Halfway through the box, I found a folded old pamphlet printed in blue and white. It was printed by the Canadian government and I must have picked it up at some point when I was living in Gaspé City. It reads "Se préparer à l'entrevue" (translation: Preparing one's self for an interview). I haven't finished reading it yet but it is chock-full of tips to increase your chances of success with those friendly folks in H.R.
The reason this pamphlet could be my saving grace is because I have a job interview today @ 10:15 AM. It's for the National Bank of Canada, a monolith that gainfully employs over 17,000 of my fellow Canadians.
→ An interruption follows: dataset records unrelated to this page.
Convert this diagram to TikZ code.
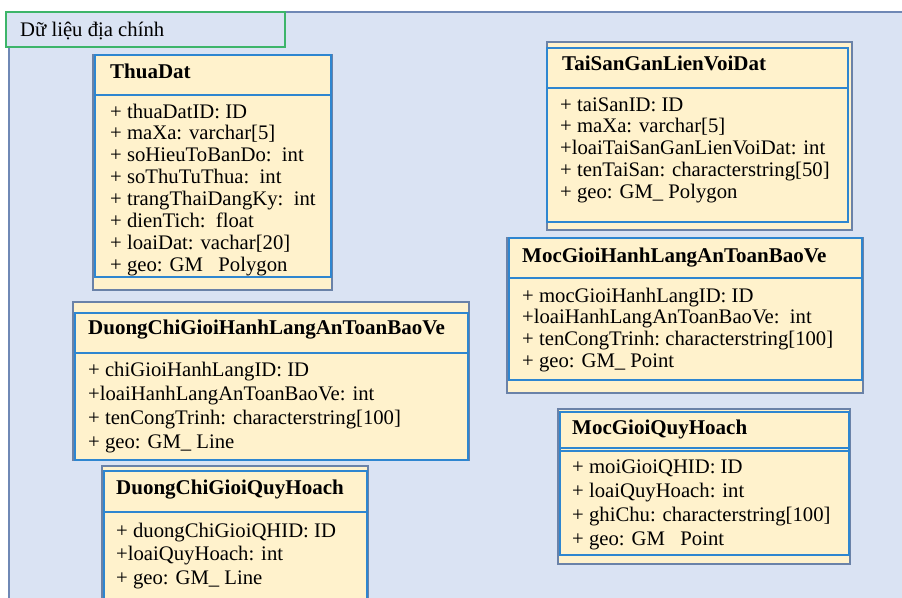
\documentclass[tikz,border=0pt]{standalone}
\usepackage{fontspec}
\setmainfont{Liberation Serif}
\definecolor{framefill}{HTML}{DAE3F3}
\definecolor{frameline}{HTML}{6F88B5}
\definecolor{tabline}{HTML}{3DB56A}
\definecolor{boxfill}{HTML}{FFF2CC}
\definecolor{outerline}{HTML}{6A82A8}
\definecolor{innerline}{HTML}{2E86D0}
\begin{document}
\begin{tikzpicture}[x=1pt,y=-1pt,
  outerbox/.style={draw=outerline, line width=1.6pt, fill=boxfill},
  innerbox/.style={draw=innerline, line width=1.4pt},
  sepline/.style={draw=innerline, line width=1.4pt},
  titletext/.style={anchor=base west, inner sep=0pt, font=\fontsize{21}{23}\selectfont\bfseries},
  attrtext/.style={anchor=base west, inner sep=0pt, font=\fontsize{20.7}{22}\selectfont}]
\useasboundingbox (0,0) rectangle (902,597);
\begin{scope}
  \clip (0,0) rectangle (902,597);
  \fill[framefill] (9,12) rectangle (920,620);
  \draw[frameline, line width=1.5pt] (9,620) -- (9,12) -- (920,12);
\end{scope}
% package tab
\draw[draw=tabline, fill=framefill, line width=1.3pt] (6,12) rectangle (285,47);
\node[attrtext] (tablabel) at (20,36) {Dữ liệu địa chính};

% ThuaDat
\draw[outerbox] (93,55) rectangle (332,290);
\draw[innerbox] (95,55) rectangle (331,277);
\draw[sepline] (95,95) -- (331,95);
\node[titletext] (tdtitle) at (110,78) {ThuaDat};
\foreach \t [count=\i from 0] in {{+ thuaDatID: ID},{+ maXa: varchar[5]},{+ soHieuToBanDo:\ \ int},{+ soThuTuThua:\ \ int},{+ trangThaiDangKy:\ \ int},{+ dienTich:\ \ float},{+ loaiDat: vachar[20]},{+ geo: GM\phantom{\_} Polygon}}
  \node[attrtext] (td\i) at (110,118+21.9*\i) {\t};

% TaiSanGanLienVoiDat
\draw[outerbox] (547,42) rectangle (852,230);
\draw[innerbox] (547,48) rectangle (848,222);
\draw[sepline] (547,88) -- (848,88);
\node[titletext] (tstitle) at (562,70) {TaiSanGanLienVoiDat};
\foreach \t [count=\i from 0] in {{+ taiSanID: ID},{+ maXa: varchar[5]},{+loaiTaiSanGanLienVoiDat: int},{+ tenTaiSan: characterstring[50]},{+ geo: GM\_ Polygon}}
  \node[attrtext] (ts\i) at (560,111+21.8*\i) {\t};

% MocGioiHanhLangAnToanBaoVe
\draw[outerbox] (507,238) rectangle (863,393);
\draw[innerbox] (509,238) rectangle (862,380);
\draw[sepline] (509,278) -- (862,278);
\node[titletext] (mhtitle) at (522,262) {MocGioiHanhLangAnToanBaoVe};
\foreach \t [count=\i from 0] in {{+ mocGioiHanhLangID: ID},{+loaiHanhLangAnToanBaoVe:\ \ int},{+ tenCongTrinh:\ characterstring[100]},{+ geo: GM\_ Point}}
  \node[attrtext] (mh\i) at (522,302+21.7*\i) {\t};

% DuongChiGioiHanhLangAnToanBaoVe
\draw[outerbox] (73,302) rectangle (469,460);
\draw[innerbox] (75,313) rectangle (468,460);
\draw[sepline] (75,353) -- (468,353);
\node[titletext] (dhtitle) at (88,334) {DuongChiGioiHanhLangAnToanBaoVe};
\foreach \t [count=\i from 0] in {{+ chiGioiHanhLangID: ID},{+loaiHanhLangAnToanBaoVe: int},{+ tenCongTrinh: characterstring[100]},{+ geo: GM\_ Line}}
  \node[attrtext] (dh\i) at (88,376+24*\i) {\t};

% DuongChiGioiQuyHoach
\begin{scope}
  \clip (0,0) rectangle (902,597);
  \draw[outerbox] (102,466) rectangle (368,620);
  \draw[innerbox] (104,471) rectangle (367,620);
\end{scope}
\draw[sepline] (104,512) -- (367,512);
\node[titletext] (dqtitle) at (116,494) {DuongChiGioiQuyHoach};
\foreach \t [count=\i from 0] in {{+ duongChiGioiQHID: ID},{+loaiQuyHoach: int},{+ geo: GM\_ Line}}
  \node[attrtext] (dq\i) at (116,537+23.8*\i) {\t};

% MocGioiQuyHoach
\draw[outerbox] (558,409) rectangle (850,564);
\draw[innerbox] (560,412) rectangle (849,555);
\draw[sepline] (560,448) -- (849,448);
\draw[sepline] (560,451) -- (849,451);
\node[titletext] (mqtitle) at (572,434) {MocGioiQuyHoach};
\foreach \t [count=\i from 0] in {{+ moiGioiQHID: ID},{+ loaiQuyHoach: int},{+ ghiChu: characterstring[100]},{+ geo: GM\phantom{\_} Point}}
  \node[attrtext] (mq\i) at (572,473+24*\i) {\t};
\end{tikzpicture}
\end{document}
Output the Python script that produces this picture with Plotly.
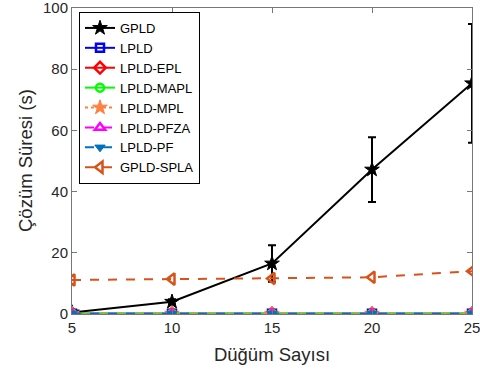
import plotly.graph_objects as go

nodes = [5, 10, 15, 20, 25]

gpld = [0.5, 4.0, 16.5, 47.2, 75.4]
gpld_err = [0.3, 0.8, 6.0, 10.6, 19.4]
lpld = [0.1, 0.1, 0.1, 0.1, 0.1]
lpld_epl = [0.1, 0.1, 0.1, 0.1, 0.1]
lpld_mapl = [0.1, 0.1, 0.1, 0.1, 0.1]
lpld_mpl = [0.1, 0.1, 0.1, 0.1, 0.1]
lpld_pfza = [0.1, 0.1, 0.1, 0.1, 0.1]
lpld_pf = [0.1, 0.1, 0.1, 0.1, 0.1]
gpld_spla = [11.1, 11.4, 11.6, 12.0, 14.0]

series = [
    ("GPLD", gpld, "black", "solid", "star", 11),
    ("LPLD", lpld, "#0000FF", "solid", "square-open", 8),
    ("LPLD-EPL", lpld_epl, "#FF0000", "solid", "diamond-open", 9),
    ("LPLD-MAPL", lpld_mapl, "#00FF00", "solid", "circle-open", 8),
    ("LPLD-MPL", lpld_mpl, "#FF8040", "dot", "star", 11),
    ("LPLD-PFZA", lpld_pfza, "#FF00FF", "dash", "triangle-up-open", 9),
    ("LPLD-PF", lpld_pf, "#0072BD", "dash", "triangle-down", 9),
    ("GPLD-SPLA", gpld_spla, "#D95319", "dash", "triangle-left-open", 10),
]

fig = go.Figure()
for name, vals, color, dash, symbol, size in series:
    err = None
    if name == "GPLD":
        err = dict(type="data", array=gpld_err, visible=True, color="black",
                   thickness=2, width=4)
    fig.add_trace(go.Scatter(
        x=nodes, y=vals, name=name, mode="lines+markers",
        line=dict(color=color, width=2, dash=dash),
        marker=dict(symbol=symbol, size=size, color=color,
                    line=dict(color=color, width=2.5 if "open" in symbol else 1)),
        error_y=err,
    ))

font_family = "Liberation Sans, Arial, sans-serif"
axis_common = dict(
    showline=True, linecolor="#777777", linewidth=1, mirror="ticks",
    ticks="inside", ticklen=5, tickcolor="#777777",
    showgrid=False, zeroline=False, automargin=False,
    ticklabeloverflow="allow",
    tickfont=dict(family=font_family, size=15, color="#262626"),
)

fig.update_xaxes(range=[5, 25], tickvals=nodes, title_text="Düğüm Sayısı",
                 title_font=dict(family=font_family, size=18.5, color="#262626"),
                 title_standoff=13, **axis_common)
fig.update_yaxes(range=[0, 100], tickvals=[0, 20, 40, 60, 80, 100], **axis_common)

# y title as an annotation so it can sit closer to the page edge
fig.add_annotation(text="Çözüm Süresi (s)", xref="paper", yref="paper",
                   x=-0.1175, y=0.5, xanchor="center", yanchor="middle",
                   textangle=-90, showarrow=False,
                   font=dict(family=font_family, size=18.5, color="#262626"))

fig.update_layout(
    width=480, height=378,
    margin=dict(l=72, r=8, t=8, b=64),
    plot_bgcolor="white", paper_bgcolor="white",
    font=dict(family=font_family, size=13, color="black"),
    legend=dict(x=0.0175, y=0.987, xanchor="left", yanchor="top",
                bordercolor="black", borderwidth=1, bgcolor="white",
                font=dict(size=13), tracegroupgap=0, itemwidth=30),
    showlegend=True,
)

# page body has an 8px default margin; drop it so the figure sits at 0,0
fig.write_html("out.html", config={"displayModeBar": False},
               post_script="document.body.style.margin='0';")
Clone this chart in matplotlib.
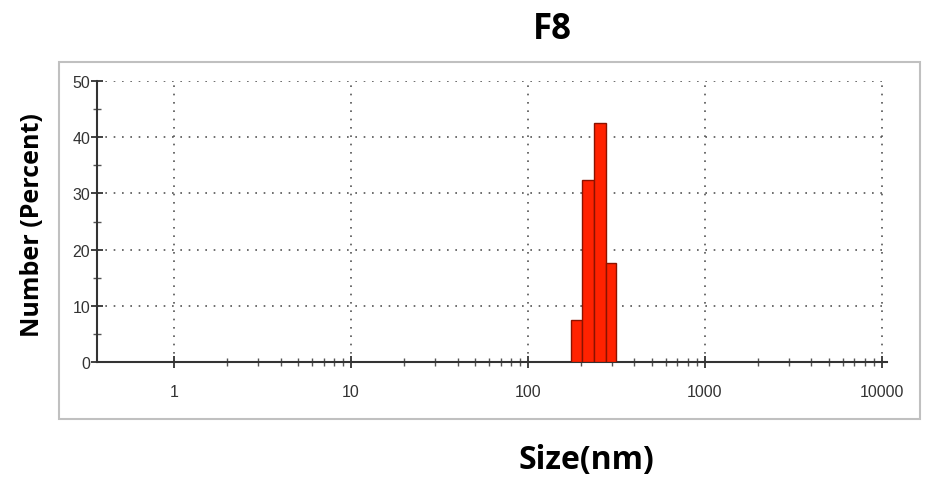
# DLS size distribution by number - F8
import numpy as np
import matplotlib.pyplot as plt
from matplotlib.patches import Rectangle
from matplotlib.ticker import MultipleLocator, FixedLocator

# bin edges (nm) and number percent in each bin
bin_edges = [175, 203, 237, 275, 314]
number_pct = [7.5, 32.4, 42.5, 17.6]

x_ticks = [1, 10, 100, 1000, 10000]
x_labels = ['1', '10', '100', '1000', '10000']
y_ticks = [0, 10, 20, 30, 40, 50]

fig = plt.figure(figsize=(9.28, 4.81), dpi=100)
W, H = 928, 481

# light gray frame around the plot area
fig.patches.append(Rectangle((59 / W, 1 - 420 / H), (920 - 59) / W, (420 - 63) / H,
                             transform=fig.transFigure, fill=False,
                             edgecolor='#c0c0c0', linewidth=1.5))

ax = fig.add_axes([97 / W, 1 - 363 / H, (887 - 97) / W, (363 - 82) / H])

left = bin_edges[:-1]
widths = np.diff(bin_edges)
ax.bar(left, number_pct, width=widths, align='edge', color='#ff2200',
       edgecolor='#8a1200', linewidth=1.0, zorder=3)

ax.set_xscale('log')
ax.set_xlim(0.367, 10700)
ax.set_ylim(0, 50)

# minor ticks 2..9 in each decade from 1 to 10000
minor_x = [m * d for d in x_ticks[:-1] for m in range(2, 10)]
ax.xaxis.set_major_locator(FixedLocator(x_ticks))
ax.set_xticklabels(x_labels)
ax.xaxis.set_minor_locator(FixedLocator(minor_x))
ax.xaxis.set_minor_formatter(plt.NullFormatter())
ax.yaxis.set_major_locator(FixedLocator(y_ticks))
ax.yaxis.set_minor_locator(MultipleLocator(5))

for s in ['top', 'right']:
    ax.spines[s].set_visible(False)
for s in ['left', 'bottom']:
    ax.spines[s].set_color('#333333')
    ax.spines[s].set_linewidth(1.5)

ax.tick_params(axis='both', which='major', direction='inout', length=8, width=1.3,
               color='#333333', labelsize=11.5, labelcolor='#333333')
ax.tick_params(axis='both', which='minor', direction='inout', length=6, width=1.0,
               color='#555555')
ax.tick_params(axis='x', which='major', pad=12)
ax.tick_params(axis='y', which='major', pad=1)
for lbl in ax.get_xticklabels() + ax.get_yticklabels():
    lbl.set_family('Liberation Sans')

ax.grid(True, which='major', linestyle=(0, (1, 4)), color='#555555', linewidth=1.2)
ax.set_axisbelow(True)

fig.text(552 / W, 1 - 30 / H, 'F8', ha='center', va='center',
         fontsize=25, fontweight='bold', family='Open Sans')
fig.text(586 / W, 1 - 460 / H, 'Size(nm)', ha='center', va='center',
         fontsize=23, fontweight='bold', family='Open Sans')
fig.text(33 / W, 1 - 225 / H, 'Number (Percent)', ha='center', va='center',
         rotation=90, fontsize=18, fontweight='bold', family='Open Sans')

fig.savefig('out.png', dpi=100)
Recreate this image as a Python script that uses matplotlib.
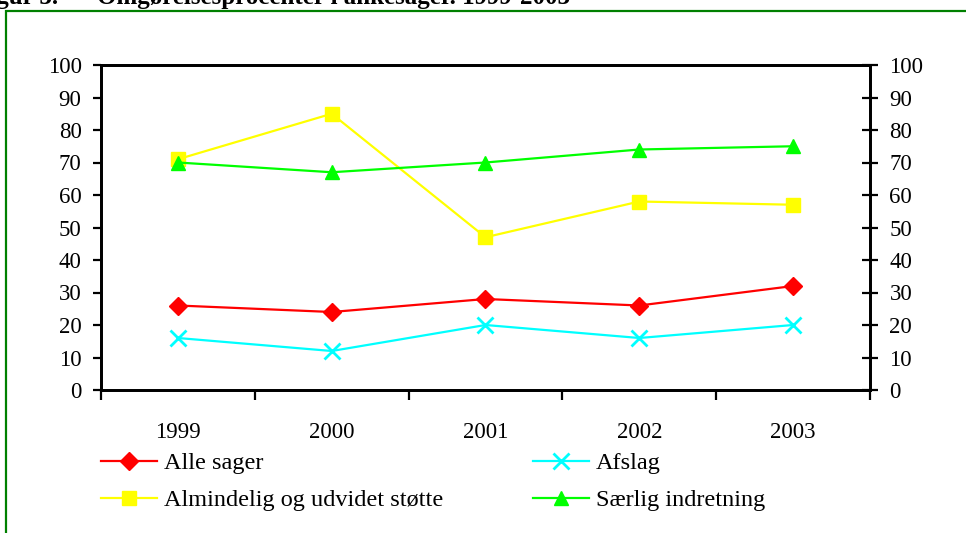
import matplotlib.pyplot as plt
from matplotlib.patches import Rectangle
from matplotlib.ticker import FixedLocator, NullFormatter

years = ['1999', '2000', '2001', '2002', '2003']
alle_sager = [26, 24, 28, 26, 32]
afslag = [16, 12, 20, 16, 20]
almindelig = [71, 85, 47, 58, 57]
saerlig = [70, 67, 70, 74, 75]
y_ticks = list(range(0, 101, 10))

plt.rcParams['font.family'] = ['Liberation Serif', 'DejaVu Serif']
FS = 16.5

W, H = 966, 533
fig = plt.figure(figsize=(W / 100, H / 100), dpi=100)

# green frame (only top and left visible)
fig.add_artist(Rectangle((6 / W, -0.1), 1.2, 1.1 - 11 / H, transform=fig.transFigure,
                         fill=False, edgecolor='#008000', linewidth=1.6))

# title, cut off at the top edge as in the source
fig.text(58 / W, 1 - 4 / H, 'Figur 3.', ha='right', va='baseline', fontsize=18,
         fontweight='bold')
fig.text(97 / W, 1 - 4 / H, 'Omgørelsesprocenter i ankesager. 1999-2003', ha='left',
         va='baseline', fontsize=18, fontweight='bold')

ax = fig.add_axes([101 / W, 1 - 390 / H, 769 / W, 325 / H])
x = list(range(len(years)))

h1, = ax.plot(x, alle_sager, color='#ff0000', lw=1.6, marker='D', ms=9, label='Alle sager')
h2, = ax.plot(x, afslag, color='#00ffff', lw=1.6, marker='x', ms=11, mew=2, label='Afslag')
h3, = ax.plot(x, almindelig, color='#ffff00', lw=1.6, marker='s', ms=9.5,
              label='Almindelig og udvidet støtte')
h4, = ax.plot(x, saerlig, color='#00ff00', lw=1.6, marker='^', ms=10.5, label='Særlig indretning')

ax.set_xlim(-0.5, len(years) - 0.5)
ax.set_ylim(0, 100)
ax.set_yticks(y_ticks)
ax.set_yticklabels([str(v) for v in y_ticks])
ax.tick_params(axis='y', direction='out', length=6, width=1.6, pad=8, labelsize=FS,
               colors='black')

ax.xaxis.set_major_locator(FixedLocator([i - 0.5 for i in range(len(years) + 1)]))
ax.xaxis.set_major_formatter(NullFormatter())
ax.xaxis.set_minor_locator(FixedLocator(x))
ax.set_xticklabels(years, minor=True)
ax.tick_params(axis='x', which='major', direction='out', length=7, width=1.6)
ax.tick_params(axis='x', which='minor', length=0, pad=23, labelsize=FS)

for s in ax.spines.values():
    s.set_linewidth(2)

ax2 = ax.twinx()
ax2.set_ylim(0, 100)
ax2.set_yticks(y_ticks)
ax2.set_yticklabels([str(v) for v in y_ticks])
ax2.tick_params(axis='y', direction='inout', length=12, width=1.6, pad=8, labelsize=FS)
for s in ax2.spines.values():
    s.set_linewidth(2)

kw = dict(frameon=False, fontsize=17.5, handlelength=2.3, handletextpad=0.3,
          labelspacing=0.62, borderpad=0, borderaxespad=0, loc='upper left')
fig.legend([h1, h3], [h1.get_label(), h3.get_label()],
           bbox_to_anchor=(101 / W, 1 - 452 / H), **kw)
fig.legend([h2, h4], [h2.get_label(), h4.get_label()],
           bbox_to_anchor=(533 / W, 1 - 452 / H), **kw)

fig.savefig('out.png', dpi=100)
Being one of the largest banks in Canada, getting fat and happy from all those $1 Interac fees and that legalized theft (usury, ie. interest), I'm sure that the NatBank will be able to pay me handsomely (assuming I actually get the job).
Dear reader, I'm sorry that I'm sleeping with the enemy (capitalists). Then again, Fidel Castro hasn't offered to put me through University and I'm not holding my breath. If I am to pay my outstanding debts in a timely fashion, I have to work somewhere. Not to place blame anywhere, but if you guys would just click that "Paypal Donate" button once in awhile, maybe I wouldn't have to resort to such vile tactics as working the phones for a bank.
Let's just agree to disagree. Or better yet, let me get this job and make some money so I can go back to Concordia in the Fall and make something of myself (Journalism or Political Science, depending on the sagacity of the Journ. dept.). Until then, I am your friend and compatriot in the battle versus gingivitis. (Vote NDP in 2004!)